Jonas quickly hops into another sub and, racing Dr. Zhang’s daughter, Suyin (Li Bingbing), reaches the crippled sub. And is attacked by the Meg. But not before Suyin is attacked by a giant squid. Oh man, if this movie had been the Meg versus the Squid versus the Statham, I would have had so much more fun. What was I saying?

The Meg

We did not even get a chance to know you.

Science. That is what this movie is really about. Using smart-words to make the bullshit they are slinging sound slightly less plausible than the nonsense spewed by Flat-Earthers. An absurd amount of time is spent trying to explain everything we are seeing in a movie featuring giant mythical creatures trying to eat people, including that the reason the Meg stayed below the cloud was because the cloud was cold. We do not care and, holy crap, that might be the dumbest possible explanation short of the Meg being cross-eyed.

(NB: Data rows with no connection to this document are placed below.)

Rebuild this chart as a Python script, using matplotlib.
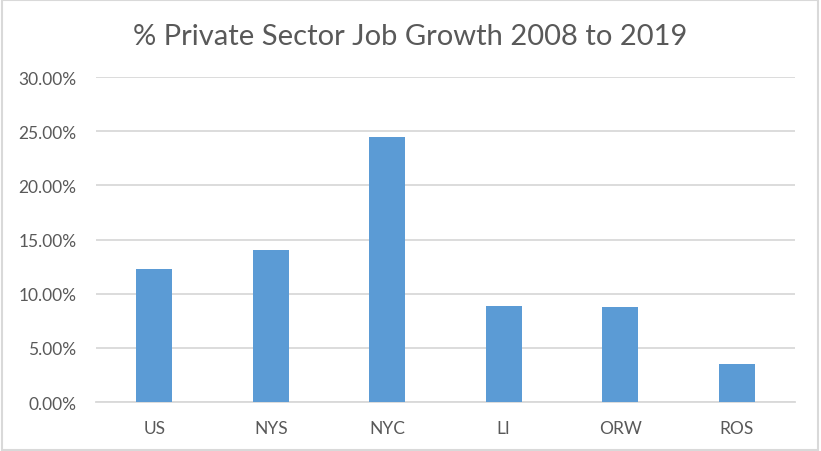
import matplotlib
matplotlib.use("Agg")
import matplotlib.pyplot as plt
from matplotlib.patches import Rectangle
from matplotlib.ticker import FuncFormatter

# Data
regions = ["US", "NYS", "NYC", "LI", "ORW", "ROS"]
growth_pct = [12.3, 14.0, 24.5, 8.85, 8.75, 3.5]
y_ticks = [0, 5, 10, 15, 20, 25, 30]

plt.rcParams['font.family'] = ['Lato', 'DejaVu Sans']

fig = plt.figure(figsize=(8.21, 4.52), dpi=100)
ax = fig.add_axes([0.1169, 0.1084, 0.8514, 0.719])

ax.bar(range(len(regions)), growth_pct, width=0.31, color="#5B9BD5", zorder=3)

ax.set_xlim(-0.5, len(regions) - 0.5)
ax.set_ylim(0, 30)
ax.set_yticks(y_ticks)
ax.yaxis.set_major_formatter(FuncFormatter(lambda v, p: f"{v:.2f}%"))
ax.set_xticks(range(len(regions)))
ax.set_xticklabels(regions)

ax.grid(axis="y", color="#d9d9d9", linewidth=1.3, zorder=0)
for side in ["top", "right", "left"]:
    ax.spines[side].set_visible(False)
ax.spines["bottom"].set_color("#d9d9d9")
ax.spines["bottom"].set_linewidth(1.3)
ax.tick_params(axis="both", length=0, colors="#595959", labelsize=12.5)
ax.tick_params(axis="y", pad=14)
ax.tick_params(axis="x", pad=13)

fig.text(0.5, 0.918, "% Private Sector Job Growth 2008 to 2019",
         ha="center", va="center", fontsize=21, color="#595959")

# light frame around the chart area
fig.patches.append(Rectangle((0.002, 0.003), 0.994, 0.994, transform=fig.transFigure,
                             fill=False, edgecolor="#d9d9d9", linewidth=1.5))

fig.savefig("out.png", dpi=100)
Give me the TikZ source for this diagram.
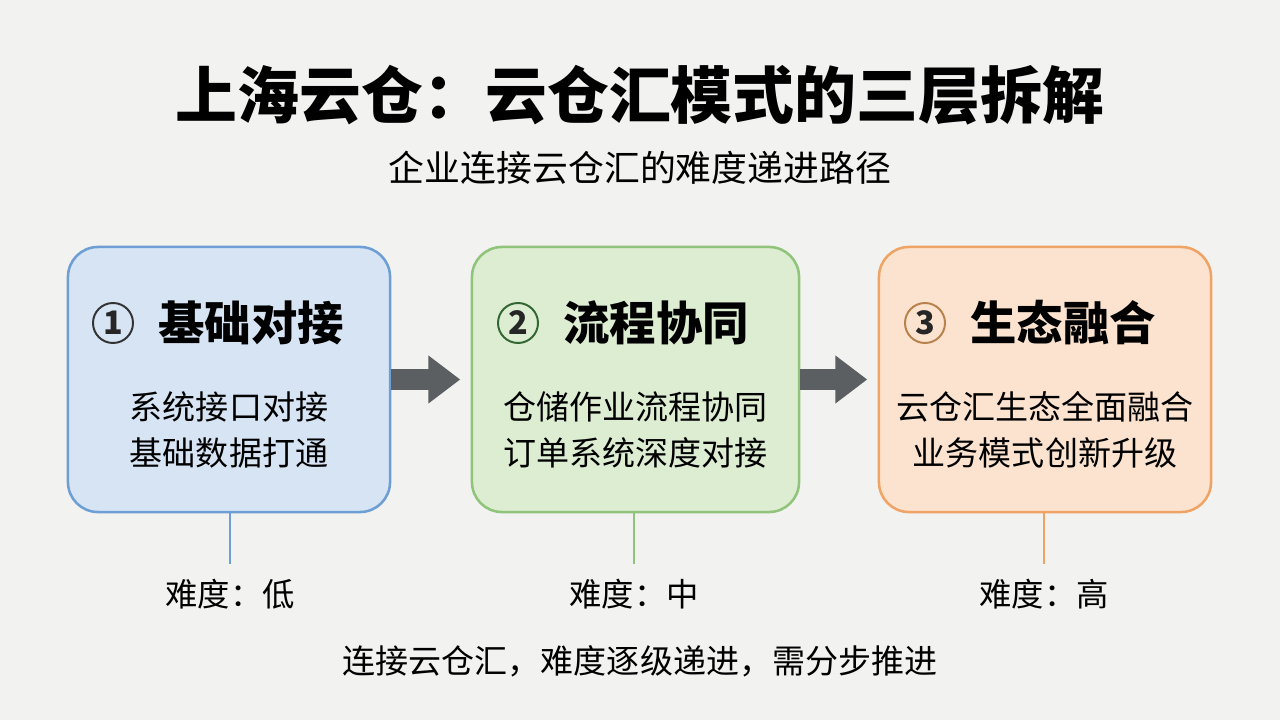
\documentclass[tikz,border=0pt]{standalone}
\usepackage{fontspec}
\setmainfont{Noto Sans CJK SC}
\usepackage{xcolor}
\usetikzlibrary{arrows.meta,positioning}

\definecolor{paper}{HTML}{F2F2F1}
\definecolor{arrowgray}{HTML}{5B5F62}
\definecolor{blueline}{HTML}{6E9FD4}
\definecolor{bluefill}{HTML}{D6E4F4}
\definecolor{greenline}{HTML}{8FC47A}
\definecolor{greenfill}{HTML}{DDEDD2}
\definecolor{orangeline}{HTML}{EFA466}
\definecolor{orangefill}{HTML}{FBE3CF}

\begin{document}
\begin{tikzpicture}[x=0.025cm, y=-0.025cm,
  stage/.style={rounded corners=0.75cm, line width=1.8pt, minimum height=6.625cm},
  numring/.style={circle, line width=1.4pt, minimum size=1cm, inner sep=0pt, text=black!85,
    font=\fontsize{23}{23}\selectfont\bfseries},
  head/.style={inner sep=0pt, anchor=west, font=\fontsize{33}{33}\selectfont\bfseries},
  body/.style={align=center, font=\fontsize{23.5}{32.7}\selectfont},
  level/.style={inner xsep=0pt, inner ysep=0.37cm, font=\fontsize{23}{23}\selectfont},
  flow/.style={line width=0.5cm, draw=arrowgray, -{Triangle[length=0.8cm,width=1.15cm]}, shorten >=0.26cm},
  tick/.style={line width=1.5pt}
]
\fill[paper] (0,0) rectangle (1280,720);
\useasboundingbox (0,0) rectangle (1280,720);

\node[font=\fontsize{44}{44}\selectfont\bfseries] (title) at (640,95) {上海云仓：云仓汇模式的三层拆解};
\node[font=\fontsize{25.5}{25.5}\selectfont] (sub) at (640,168) {企业连接云仓汇的难度递进路径};

% three stages
\node[stage, draw=blueline, fill=bluefill, minimum width=8.05cm] (b1) at (229,379.5) {};
\node[stage, draw=greenline, fill=greenfill, minimum width=8.175cm] (b2) at (635.5,379.5) {};
\node[stage, draw=orangeline, fill=orangefill, minimum width=8.3cm] (b3) at (1045,379.5) {};

\node[numring, draw=black!80] (n1) at (113,323) {1};
\node[head, right=0.6cm of n1] (h1) {基础对接};
\node[numring, draw=green!25!black!80] (n2) at (518,323) {2};
\node[head, right=0.6cm of n2] (h2) {流程协同};
\node[numring, draw=orange!60!black!70] (n3) at (925,323) {3};
\node[head, right=0.6cm of n3] (h3) {生态融合};

\node[body] (t1) at (229,430) {系统接口对接\\基础数据打通};
\node[body] (t2) at (635.5,430) {仓储作业流程协同\\订单系统深度对接};
\node[body] (t3) at (1045,430) {云仓汇生态全面融合\\业务模式创新升级};

\draw[flow] (b1.east) -- (b2.west);
\draw[flow] (b2.east) -- (b3.west);

% difficulty
\node[level] (d1) at (230,594) {难度：低};
\node[level] (d2) at (634,594) {难度：中};
\node[level] (d3) at (1044,594) {难度：高};
\draw[tick, blueline] (d1.north |- b1.south) -- (d1.north);
\draw[tick, greenline] (d2.north |- b2.south) -- (d2.north);
\draw[tick, orangeline] (d3.north |- b3.south) -- (d3.north);

\node[font=\fontsize{23.5}{23.5}\selectfont] (note) at (640,661) {连接云仓汇，难度逐级递进，需分步推进};
\end{tikzpicture}
\end{document}
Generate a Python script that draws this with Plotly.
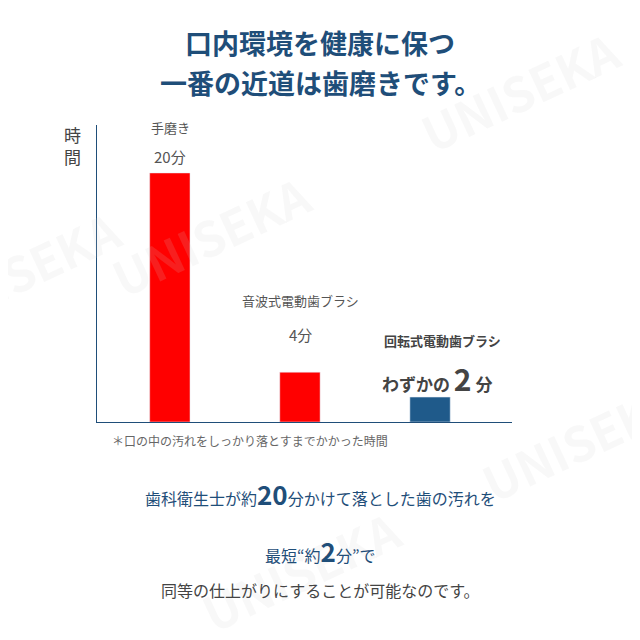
import plotly.graph_objects as go

categories = ["手磨き", "音波式電動歯ブラシ", "回転式電動歯ブラシ"]
minutes = [20, 4, 2]
colors = ["#ff0000", "#ff0000", "#1f5a8a"]
xpos = [0, 1, 2]

F = "Noto Sans CJK JP"
BLUE = "#1f4e79"
OFF = 8  # page body margin

fig = go.Figure(go.Bar(x=xpos, y=minutes, marker_color=colors, width=0.31))

L, R, T, B = 97 - OFF, 512 - OFF, 125 - OFF, 422 - OFF
def px(x): return (x - OFF - L) / (R - L)
def py(y): return (B - (y - OFF)) / (B - T)

ann = []
def a(x, y, text, size, color="#555", bold=False, **kw):
    ann.append(dict(x=px(x), y=py(y), xref="paper", yref="paper", xanchor="center", yanchor="middle",
                    text=f"<b>{text}</b>" if bold else text,
                    showarrow=False, font=dict(family=F, size=size, color=color), **kw))

# watermark
for (x, y) in [(520, 90), (210, 235), (580, 440), (300, 570), (20, 270)]:
    a(x, y, "UNISEKA", 48, "rgba(210,210,210,0.15)", True, textangle=-25)

a(320, 42, "口内環境を健康に保つ", 27, BLUE, True)
a(320, 82, "一番の近道は歯磨きです。", 27, BLUE, True)
a(72, 145, "時<br>間", 17, "#444")
a(170, 128, "手磨き", 13)
a(170, 156, "20分", 15)
a(300, 300, "音波式電動歯ブラシ", 13)
a(300, 334, "4分", 15)
a(442, 340, "回転式電動歯ブラシ", 13, "#444", True)
a(437, 378, "わずかの <span style='font-size:30px'>2</span> 分", 17, "#444", True)
a(250, 440, "＊口の中の汚れをしっかり落とすまでかかった時間", 12, "#666")
a(320, 493, "歯科衛生士が約<b><span style='font-size:26px'>20</span></b>分かけて落とした歯の汚れを", 16, BLUE)
a(320, 550, "最短“約<b><span style='font-size:26px'>2</span></b>分”で", 16, BLUE)
a(320, 590, "同等の仕上がりにすることが可能なのです。", 16, "#444")

fig.update_layout(
    width=640, height=640, plot_bgcolor="white", paper_bgcolor="white",
    margin=dict(l=L, r=640 - R, t=T, b=640 - B),
    showlegend=False, annotations=ann,
    xaxis=dict(range=[-0.56, 2.63], showticklabels=False, showgrid=False, zeroline=False,
               showline=True, linecolor="#1f4e79", linewidth=1, fixedrange=True),
    yaxis=dict(range=[0, 23.85], showticklabels=False, showgrid=False, zeroline=False,
               showline=True, linecolor="#1f4e79", linewidth=1),
)
fig.write_html("out.html")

Update – the Meg is not cross-eyed. Bring on the blood bath. Wait, you are right – my son is there. Bring on the not-too-much-blood bath.

After the Meg discovers the permeability of clouds, it races to the surface of the ocean and does not immediately die of the bends. Also, neither do any humans. The Meg starts destroying boats, as sharks do, so the humans decide the best course of action is to jump on a boat and chase it. This chase goes on until the end of the film, as well as through the most crowded beach and waterfront you will ever see (imagine seven thousand people in inner tubes, all touching) until Statham slashes the Meg in the stomach with his submarine, then pokes the Meg in the eye.

The Meg

Like that game where you try to fit as many Skittles in your mouth as possible.

As terrible as this movie was, I was primarily concerned with keeping an eye on my son rather than my eye on the screen. Had we been in a non-Earth-shattering-sound theater, I would have been less concerned, but my son spent age four and five covering his ears around toilets that flushed loudly. Like most six-year olds, he hates loud sounds (except the ones coming from his own mouth – what is that about, anyway?) and scares easy. I asked how he was doing at every worrisome moment in the film (there were maybe five) and I was prepared to walk out of the theater if he gave me a thumbs down. In short, we saw the whole film and I am definitely more scarred from it than he. Now I just need to scoop up the rest of my grey matter before I get the bends.

Rating: Don’t ask for any money back because you already set it on fire.